**Information supplied**
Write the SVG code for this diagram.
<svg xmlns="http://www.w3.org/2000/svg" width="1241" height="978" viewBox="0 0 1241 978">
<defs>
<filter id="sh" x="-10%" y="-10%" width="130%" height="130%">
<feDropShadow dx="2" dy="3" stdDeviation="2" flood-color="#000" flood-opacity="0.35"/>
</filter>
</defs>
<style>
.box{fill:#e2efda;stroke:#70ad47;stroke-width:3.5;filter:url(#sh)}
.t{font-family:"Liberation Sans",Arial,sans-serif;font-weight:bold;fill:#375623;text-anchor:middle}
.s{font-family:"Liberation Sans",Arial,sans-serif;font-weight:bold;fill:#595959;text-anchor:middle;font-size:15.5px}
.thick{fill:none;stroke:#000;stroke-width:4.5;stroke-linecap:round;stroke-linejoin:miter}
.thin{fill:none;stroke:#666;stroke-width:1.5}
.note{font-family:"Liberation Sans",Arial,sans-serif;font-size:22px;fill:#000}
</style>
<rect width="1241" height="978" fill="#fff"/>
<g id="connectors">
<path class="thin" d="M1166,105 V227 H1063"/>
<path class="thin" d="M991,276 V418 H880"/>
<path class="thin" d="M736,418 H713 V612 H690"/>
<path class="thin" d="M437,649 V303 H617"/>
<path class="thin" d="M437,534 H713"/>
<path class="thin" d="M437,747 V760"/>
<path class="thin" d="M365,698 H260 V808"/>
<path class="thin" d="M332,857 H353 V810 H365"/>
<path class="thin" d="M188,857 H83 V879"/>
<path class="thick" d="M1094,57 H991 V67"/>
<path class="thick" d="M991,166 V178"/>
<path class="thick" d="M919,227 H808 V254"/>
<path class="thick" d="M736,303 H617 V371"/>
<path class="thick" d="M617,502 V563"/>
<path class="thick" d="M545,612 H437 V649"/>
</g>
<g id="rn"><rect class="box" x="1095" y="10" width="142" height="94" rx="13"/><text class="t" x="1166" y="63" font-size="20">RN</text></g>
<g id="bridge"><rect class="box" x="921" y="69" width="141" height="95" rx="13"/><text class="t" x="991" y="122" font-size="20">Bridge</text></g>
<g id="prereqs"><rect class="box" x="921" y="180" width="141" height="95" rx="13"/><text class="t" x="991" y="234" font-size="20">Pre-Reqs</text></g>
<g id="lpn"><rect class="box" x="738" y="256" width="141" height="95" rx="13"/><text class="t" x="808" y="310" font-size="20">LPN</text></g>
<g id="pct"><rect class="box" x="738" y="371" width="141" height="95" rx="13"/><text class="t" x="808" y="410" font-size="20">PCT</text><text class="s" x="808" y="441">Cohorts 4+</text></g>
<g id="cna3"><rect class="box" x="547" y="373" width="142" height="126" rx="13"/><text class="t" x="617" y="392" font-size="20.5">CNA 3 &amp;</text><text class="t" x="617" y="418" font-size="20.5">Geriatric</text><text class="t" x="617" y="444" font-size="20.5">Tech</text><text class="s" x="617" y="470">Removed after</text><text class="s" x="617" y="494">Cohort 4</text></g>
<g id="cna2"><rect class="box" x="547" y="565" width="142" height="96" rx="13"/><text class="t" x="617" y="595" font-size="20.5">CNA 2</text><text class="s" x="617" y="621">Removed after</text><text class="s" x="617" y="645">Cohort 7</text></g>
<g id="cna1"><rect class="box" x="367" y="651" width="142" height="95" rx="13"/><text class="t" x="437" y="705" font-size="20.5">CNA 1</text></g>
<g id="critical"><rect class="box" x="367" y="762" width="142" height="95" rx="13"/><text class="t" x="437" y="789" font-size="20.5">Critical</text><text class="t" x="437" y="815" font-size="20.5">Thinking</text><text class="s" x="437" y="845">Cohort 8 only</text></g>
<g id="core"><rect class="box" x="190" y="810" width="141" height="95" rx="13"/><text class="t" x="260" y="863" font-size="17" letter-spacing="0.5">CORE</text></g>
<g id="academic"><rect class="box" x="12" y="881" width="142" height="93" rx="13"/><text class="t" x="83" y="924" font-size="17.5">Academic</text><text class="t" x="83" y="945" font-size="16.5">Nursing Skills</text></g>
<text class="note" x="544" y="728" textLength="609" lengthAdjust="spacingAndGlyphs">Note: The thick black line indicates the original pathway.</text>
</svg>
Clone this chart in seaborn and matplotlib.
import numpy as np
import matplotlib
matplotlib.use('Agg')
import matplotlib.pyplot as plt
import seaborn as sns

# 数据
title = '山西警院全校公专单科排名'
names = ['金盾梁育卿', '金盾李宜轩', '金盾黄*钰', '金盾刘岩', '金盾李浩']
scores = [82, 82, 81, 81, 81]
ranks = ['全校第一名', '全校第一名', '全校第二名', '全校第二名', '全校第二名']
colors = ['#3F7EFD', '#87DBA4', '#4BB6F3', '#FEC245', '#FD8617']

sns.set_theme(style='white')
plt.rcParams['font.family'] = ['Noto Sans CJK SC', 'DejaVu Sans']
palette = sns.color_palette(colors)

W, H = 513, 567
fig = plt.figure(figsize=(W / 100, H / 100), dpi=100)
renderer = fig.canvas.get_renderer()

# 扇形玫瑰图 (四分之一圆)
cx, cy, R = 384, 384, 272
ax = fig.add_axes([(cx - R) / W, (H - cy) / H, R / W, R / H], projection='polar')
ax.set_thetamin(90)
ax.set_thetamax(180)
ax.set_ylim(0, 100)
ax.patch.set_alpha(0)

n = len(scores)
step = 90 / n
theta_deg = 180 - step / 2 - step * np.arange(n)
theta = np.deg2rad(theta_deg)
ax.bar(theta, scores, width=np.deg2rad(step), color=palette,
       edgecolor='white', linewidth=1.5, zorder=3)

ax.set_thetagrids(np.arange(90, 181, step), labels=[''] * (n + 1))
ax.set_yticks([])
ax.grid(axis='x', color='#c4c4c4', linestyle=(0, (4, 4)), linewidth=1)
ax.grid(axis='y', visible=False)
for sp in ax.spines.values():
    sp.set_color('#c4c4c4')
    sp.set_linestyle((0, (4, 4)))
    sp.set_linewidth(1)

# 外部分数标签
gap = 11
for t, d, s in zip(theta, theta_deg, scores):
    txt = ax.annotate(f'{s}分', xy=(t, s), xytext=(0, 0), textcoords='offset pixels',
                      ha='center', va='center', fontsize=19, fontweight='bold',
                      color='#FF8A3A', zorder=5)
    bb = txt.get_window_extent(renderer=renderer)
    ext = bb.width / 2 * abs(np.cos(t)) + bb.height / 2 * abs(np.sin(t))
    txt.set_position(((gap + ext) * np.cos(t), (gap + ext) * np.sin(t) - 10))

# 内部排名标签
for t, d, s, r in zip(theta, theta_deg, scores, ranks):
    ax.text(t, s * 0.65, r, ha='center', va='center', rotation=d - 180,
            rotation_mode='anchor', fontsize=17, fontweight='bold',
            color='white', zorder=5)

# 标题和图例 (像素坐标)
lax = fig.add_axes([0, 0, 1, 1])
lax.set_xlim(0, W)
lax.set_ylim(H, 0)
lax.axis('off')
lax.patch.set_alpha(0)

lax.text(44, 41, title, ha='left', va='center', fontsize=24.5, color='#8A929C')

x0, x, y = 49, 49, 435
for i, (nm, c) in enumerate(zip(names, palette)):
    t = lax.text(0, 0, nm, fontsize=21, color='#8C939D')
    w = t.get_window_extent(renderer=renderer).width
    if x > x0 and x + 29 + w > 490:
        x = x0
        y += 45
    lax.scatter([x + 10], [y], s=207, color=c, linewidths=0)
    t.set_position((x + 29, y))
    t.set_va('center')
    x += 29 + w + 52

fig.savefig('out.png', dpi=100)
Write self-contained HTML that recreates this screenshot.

**Directive**
Print all of the data exactly as it was given.

**Expected answer**
Write the SVG code for this diagram.
<svg xmlns="http://www.w3.org/2000/svg" width="1241" height="978" viewBox="0 0 1241 978">
<defs>
<filter id="sh" x="-10%" y="-10%" width="130%" height="130%">
<feDropShadow dx="2" dy="3" stdDeviation="2" flood-color="#000" flood-opacity="0.35"/>
</filter>
</defs>
<style>
.box{fill:#e2efda;stroke:#70ad47;stroke-width:3.5;filter:url(#sh)}
.t{font-family:"Liberation Sans",Arial,sans-serif;font-weight:bold;fill:#375623;text-anchor:middle}
.s{font-family:"Liberation Sans",Arial,sans-serif;font-weight:bold;fill:#595959;text-anchor:middle;font-size:15.5px}
.thick{fill:none;stroke:#000;stroke-width:4.5;stroke-linecap:round;stroke-linejoin:miter}
.thin{fill:none;stroke:#666;stroke-width:1.5}
.note{font-family:"Liberation Sans",Arial,sans-serif;font-size:22px;fill:#000}
</style>
<rect width="1241" height="978" fill="#fff"/>
<g id="connectors">
<path class="thin" d="M1166,105 V227 H1063"/>
<path class="thin" d="M991,276 V418 H880"/>
<path class="thin" d="M736,418 H713 V612 H690"/>
<path class="thin" d="M437,649 V303 H617"/>
<path class="thin" d="M437,534 H713"/>
<path class="thin" d="M437,747 V760"/>
<path class="thin" d="M365,698 H260 V808"/>
<path class="thin" d="M332,857 H353 V810 H365"/>
<path class="thin" d="M188,857 H83 V879"/>
<path class="thick" d="M1094,57 H991 V67"/>
<path class="thick" d="M991,166 V178"/>
<path class="thick" d="M919,227 H808 V254"/>
<path class="thick" d="M736,303 H617 V371"/>
<path class="thick" d="M617,502 V563"/>
<path class="thick" d="M545,612 H437 V649"/>
</g>
<g id="rn"><rect class="box" x="1095" y="10" width="142" height="94" rx="13"/><text class="t" x="1166" y="63" font-size="20">RN</text></g>
<g id="bridge"><rect class="box" x="921" y="69" width="141" height="95" rx="13"/><text class="t" x="991" y="122" font-size="20">Bridge</text></g>
<g id="prereqs"><rect class="box" x="921" y="180" width="141" height="95" rx="13"/><text class="t" x="991" y="234" font-size="20">Pre-Reqs</text></g>
<g id="lpn"><rect class="box" x="738" y="256" width="141" height="95" rx="13"/><text class="t" x="808" y="310" font-size="20">LPN</text></g>
<g id="pct"><rect class="box" x="738" y="371" width="141" height="95" rx="13"/><text class="t" x="808" y="410" font-size="20">PCT</text><text class="s" x="808" y="441">Cohorts 4+</text></g>
<g id="cna3"><rect class="box" x="547" y="373" width="142" height="126" rx="13"/><text class="t" x="617" y="392" font-size="20.5">CNA 3 &amp;</text><text class="t" x="617" y="418" font-size="20.5">Geriatric</text><text class="t" x="617" y="444" font-size="20.5">Tech</text><text class="s" x="617" y="470">Removed after</text><text class="s" x="617" y="494">Cohort 4</text></g>
<g id="cna2"><rect class="box" x="547" y="565" width="142" height="96" rx="13"/><text class="t" x="617" y="595" font-size="20.5">CNA 2</text><text class="s" x="617" y="621">Removed after</text><text class="s" x="617" y="645">Cohort 7</text></g>
<g id="cna1"><rect class="box" x="367" y="651" width="142" height="95" rx="13"/><text class="t" x="437" y="705" font-size="20.5">CNA 1</text></g>
<g id="critical"><rect class="box" x="367" y="762" width="142" height="95" rx="13"/><text class="t" x="437" y="789" font-size="20.5">Critical</text><text class="t" x="437" y="815" font-size="20.5">Thinking</text><text class="s" x="437" y="845">Cohort 8 only</text></g>
<g id="core"><rect class="box" x="190" y="810" width="141" height="95" rx="13"/><text class="t" x="260" y="863" font-size="17" letter-spacing="0.5">CORE</text></g>
<g id="academic"><rect class="box" x="12" y="881" width="142" height="93" rx="13"/><text class="t" x="83" y="924" font-size="17.5">Academic</text><text class="t" x="83" y="945" font-size="16.5">Nursing Skills</text></g>
<text class="note" x="544" y="728" textLength="609" lengthAdjust="spacingAndGlyphs">Note: The thick black line indicates the original pathway.</text>
</svg>
Clone this chart in seaborn and matplotlib.
import numpy as np
import matplotlib
matplotlib.use('Agg')
import matplotlib.pyplot as plt
import seaborn as sns

# 数据
title = '山西警院全校公专单科排名'
names = ['金盾梁育卿', '金盾李宜轩', '金盾黄*钰', '金盾刘岩', '金盾李浩']
scores = [82, 82, 81, 81, 81]
ranks = ['全校第一名', '全校第一名', '全校第二名', '全校第二名', '全校第二名']
colors = ['#3F7EFD', '#87DBA4', '#4BB6F3', '#FEC245', '#FD8617']

sns.set_theme(style='white')
plt.rcParams['font.family'] = ['Noto Sans CJK SC', 'DejaVu Sans']
palette = sns.color_palette(colors)

W, H = 513, 567
fig = plt.figure(figsize=(W / 100, H / 100), dpi=100)
renderer = fig.canvas.get_renderer()

# 扇形玫瑰图 (四分之一圆)
cx, cy, R = 384, 384, 272
ax = fig.add_axes([(cx - R) / W, (H - cy) / H, R / W, R / H], projection='polar')
ax.set_thetamin(90)
ax.set_thetamax(180)
ax.set_ylim(0, 100)
ax.patch.set_alpha(0)

n = len(scores)
step = 90 / n
theta_deg = 180 - step / 2 - step * np.arange(n)
theta = np.deg2rad(theta_deg)
ax.bar(theta, scores, width=np.deg2rad(step), color=palette,
       edgecolor='white', linewidth=1.5, zorder=3)

ax.set_thetagrids(np.arange(90, 181, step), labels=[''] * (n + 1))
ax.set_yticks([])
ax.grid(axis='x', color='#c4c4c4', linestyle=(0, (4, 4)), linewidth=1)
ax.grid(axis='y', visible=False)
for sp in ax.spines.values():
    sp.set_color('#c4c4c4')
    sp.set_linestyle((0, (4, 4)))
    sp.set_linewidth(1)

# 外部分数标签
gap = 11
for t, d, s in zip(theta, theta_deg, scores):
    txt = ax.annotate(f'{s}分', xy=(t, s), xytext=(0, 0), textcoords='offset pixels',
                      ha='center', va='center', fontsize=19, fontweight='bold',
                      color='#FF8A3A', zorder=5)
    bb = txt.get_window_extent(renderer=renderer)
    ext = bb.width / 2 * abs(np.cos(t)) + bb.height / 2 * abs(np.sin(t))
    txt.set_position(((gap + ext) * np.cos(t), (gap + ext) * np.sin(t) - 10))

# 内部排名标签
for t, d, s, r in zip(theta, theta_deg, scores, ranks):
    ax.text(t, s * 0.65, r, ha='center', va='center', rotation=d - 180,
            rotation_mode='anchor', fontsize=17, fontweight='bold',
            color='white', zorder=5)

# 标题和图例 (像素坐标)
lax = fig.add_axes([0, 0, 1, 1])
lax.set_xlim(0, W)
lax.set_ylim(H, 0)
lax.axis('off')
lax.patch.set_alpha(0)

lax.text(44, 41, title, ha='left', va='center', fontsize=24.5, color='#8A929C')

x0, x, y = 49, 49, 435
for i, (nm, c) in enumerate(zip(names, palette)):
    t = lax.text(0, 0, nm, fontsize=21, color='#8C939D')
    w = t.get_window_extent(renderer=renderer).width
    if x > x0 and x + 29 + w > 490:
        x = x0
        y += 45
    lax.scatter([x + 10], [y], s=207, color=c, linewidths=0)
    t.set_position((x + 29, y))
    t.set_va('center')
    x += 29 + w + 52

fig.savefig('out.png', dpi=100)
Write self-contained HTML that recreates this screenshot.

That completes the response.